[WHAT THE TASK REQUIRES] Give back exactly the lines from the beginning of the listing below to the line holding "x_idx = list(range(len(categories)))", both ends included; the pictures stay out.

[RECORDS SHOWN]

+--

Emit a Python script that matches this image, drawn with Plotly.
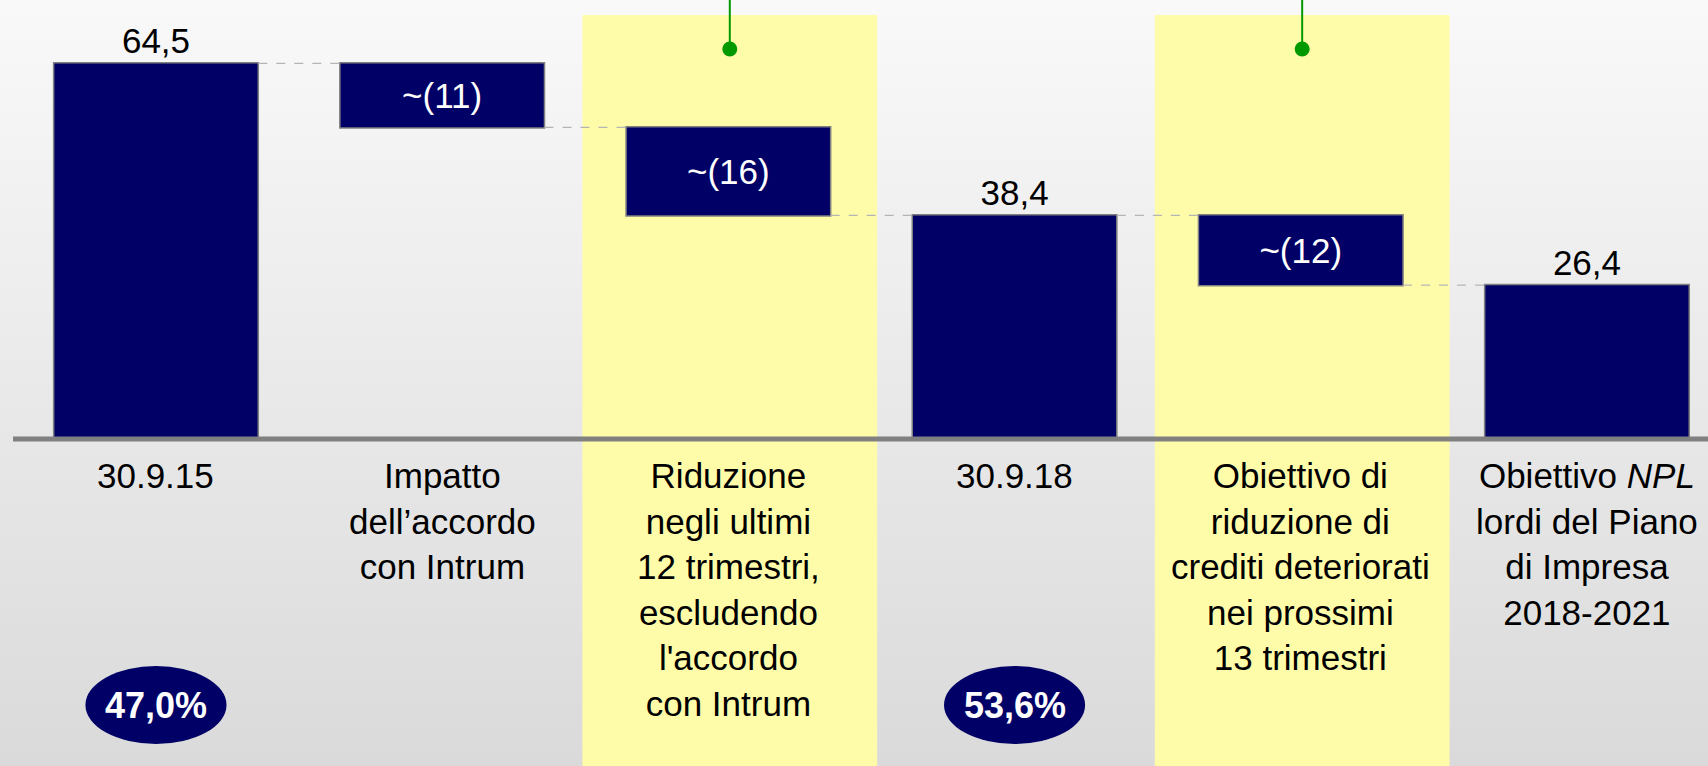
import plotly.graph_objects as go

# ---------------- data ----------------
categories = [
    "30.9.15",
    "Impatto<br>dell’accordo<br>con Intrum",
    "Riduzione<br>negli ultimi<br>12 trimestri,<br>escludendo<br>l'accordo<br>con Intrum",
    "30.9.18",
    "Obiettivo di<br>riduzione di<br>crediti deteriorati<br>nei prossimi<br>13 trimestri",
    "Obiettivo <i>NPL</i><br>lordi del Piano<br>di Impresa<br>2018-2021",
]
measures = ["absolute", "relative", "relative", "total", "relative", "total"]
values = [64.5, -11.0, -15.1, 0, -12.0, 0]
bar_labels = ["64,5", "~(11)", "~(16)", "38,4", "~(12)", "26,4"]
label_positions = ["outside", "inside", "inside", "outside", "inside", "outside"]
highlighted = [2, 4]                      # categories with yellow band + green pin
ratio_labels = {0: "47,0%", 3: "53,6%"}   # ellipse badges

# ---------------- style / layout constants ----------------
W, H = 1708, 766
FONT = "Arial, 'Liberation Sans', sans-serif"
NAVY = "#000066"
BASE_PX = 439.0          # pixel row of value 0
PX_PER_UNIT = 5.825
X_RANGE = [-0.545, 5.423]
Y_RANGE = [-(H - BASE_PX) / PX_PER_UNIT, BASE_PX / PX_PER_UNIT]
BAND_SHIFT = 0.005


def py(p):
    """pixel row -> paper y"""
    return 1 - p / H


x_idx = list(range(len(categories)))

fig = go.Figure()

fig.add_trace(go.Waterfall(
    x=x_idx, y=values, measure=measures,
    text=bar_labels, textposition=label_positions,
    insidetextanchor="middle", width=0.715,
    textfont=dict(family=FONT, size=35),
    insidetextfont=dict(family=FONT, size=35, color="white"),
    outsidetextfont=dict(family=FONT, size=35, color="black"),
    decreasing=dict(marker=dict(color=NAVY, line=dict(color="#808080", width=1.5))),
    increasing=dict(marker=dict(color=NAVY, line=dict(color="#808080", width=1.5))),
    totals=dict(marker=dict(color=NAVY, line=dict(color="#808080", width=1.5))),
    connector=dict(mode="between", line=dict(color="#b5b5b5", width=1.2, dash="dash")),
    cliponaxis=False, constraintext="none", hoverinfo="skip", showlegend=False,
))

shapes = []
# background gradient
N = 96
top_c, bot_c = 249, 218
for i in range(N):
    c = round(top_c + (bot_c - top_c) * (i + 0.5) / N)
    shapes.append(dict(type="rect", xref="paper", yref="paper",
                       x0=0, x1=1, y0=1 - (i + 1) / N - 0.002, y1=1 - i / N,
                       fillcolor=f"rgb({c},{c},{c})", line=dict(width=0), layer="below"))
# yellow bands
for c in highlighted:
    shapes.append(dict(type="rect", xref="x", yref="paper",
                       x0=c + BAND_SHIFT - 0.515, x1=c + BAND_SHIFT + 0.515, y0=0, y1=py(15),
                       fillcolor="#fffca9", line=dict(width=0), layer="below"))
# baseline
shapes.append(dict(type="line", xref="paper", yref="y", x0=13 / W, x1=1, y0=0, y1=0,
                   line=dict(color="#808080", width=5), layer="above"))
# green pins
for c in highlighted:
    shapes.append(dict(type="line", xref="x", yref="paper",
                       x0=c + BAND_SHIFT, x1=c + BAND_SHIFT, y0=py(49), y1=1,
                       line=dict(color="#009900", width=2), layer="above"))
# ellipse badges
for c in ratio_labels:
    shapes.append(dict(type="circle", xref="x", yref="paper",
                       x0=c - 0.2465, x1=c + 0.2465, y0=py(744), y1=py(666),
                       fillcolor=NAVY, line=dict(width=0), layer="above"))

fig.add_trace(go.Scatter(
    x=[c + BAND_SHIFT for c in highlighted],
    y=[(BASE_PX - 49) / PX_PER_UNIT] * len(highlighted),
    mode="markers", marker=dict(color="#009900", size=15),
    hoverinfo="skip", showlegend=False, cliponaxis=False,
))

annotations = []
for i, cat in enumerate(categories):
    annotations.append(dict(x=i, xref="x", y=py(454), yref="paper", yanchor="top",
                            text=cat, showarrow=False, align="center",
                            font=dict(family=FONT, size=35, color="black")))
for c, t in ratio_labels.items():
    annotations.append(dict(x=c, xref="x", y=py(705), yref="paper", yanchor="middle",
                            text=f"<b>{t}</b>", showarrow=False,
                            font=dict(family=FONT, size=36, color="white")))

fig.update_layout(
    width=W, height=H, margin=dict(l=0, r=0, t=0, b=0),
    paper_bgcolor="rgba(0,0,0,0)", plot_bgcolor="rgba(0,0,0,0)",
    xaxis=dict(range=X_RANGE, visible=False, fixedrange=True),
    yaxis=dict(range=Y_RANGE, visible=False, fixedrange=True),
    shapes=shapes, annotations=annotations, showlegend=False,
)

fig.write_html("out.html", config={"displayModeBar": False},
               post_script="document.body.style.margin='0';")
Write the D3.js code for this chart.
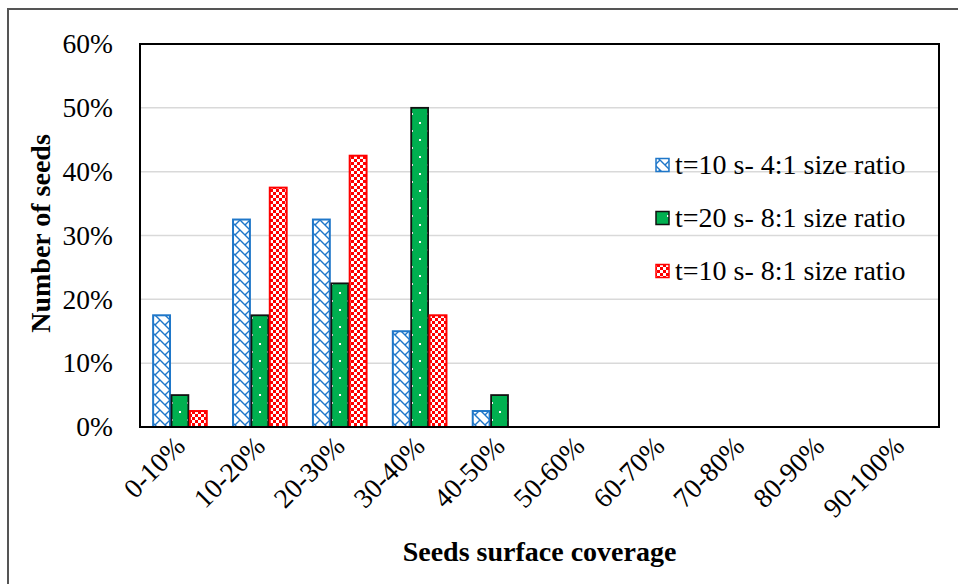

+--

[ANSWER BELOW]
Emit a Python script that matches this image, drawn with Plotly.
import plotly.graph_objects as go

# ---------------- data ----------------
categories = [
    "30.9.15",
    "Impatto<br>dell’accordo<br>con Intrum",
    "Riduzione<br>negli ultimi<br>12 trimestri,<br>escludendo<br>l'accordo<br>con Intrum",
    "30.9.18",
    "Obiettivo di<br>riduzione di<br>crediti deteriorati<br>nei prossimi<br>13 trimestri",
    "Obiettivo <i>NPL</i><br>lordi del Piano<br>di Impresa<br>2018-2021",
]
measures = ["absolute", "relative", "relative", "total", "relative", "total"]
values = [64.5, -11.0, -15.1, 0, -12.0, 0]
bar_labels = ["64,5", "~(11)", "~(16)", "38,4", "~(12)", "26,4"]
label_positions = ["outside", "inside", "inside", "outside", "inside", "outside"]
highlighted = [2, 4]                      # categories with yellow band + green pin
ratio_labels = {0: "47,0%", 3: "53,6%"}   # ellipse badges

# ---------------- style / layout constants ----------------
W, H = 1708, 766
FONT = "Arial, 'Liberation Sans', sans-serif"
NAVY = "#000066"
BASE_PX = 439.0          # pixel row of value 0
PX_PER_UNIT = 5.825
X_RANGE = [-0.545, 5.423]
Y_RANGE = [-(H - BASE_PX) / PX_PER_UNIT, BASE_PX / PX_PER_UNIT]
BAND_SHIFT = 0.005


def py(p):
    """pixel row -> paper y"""
    return 1 - p / H


x_idx = list(range(len(categories)))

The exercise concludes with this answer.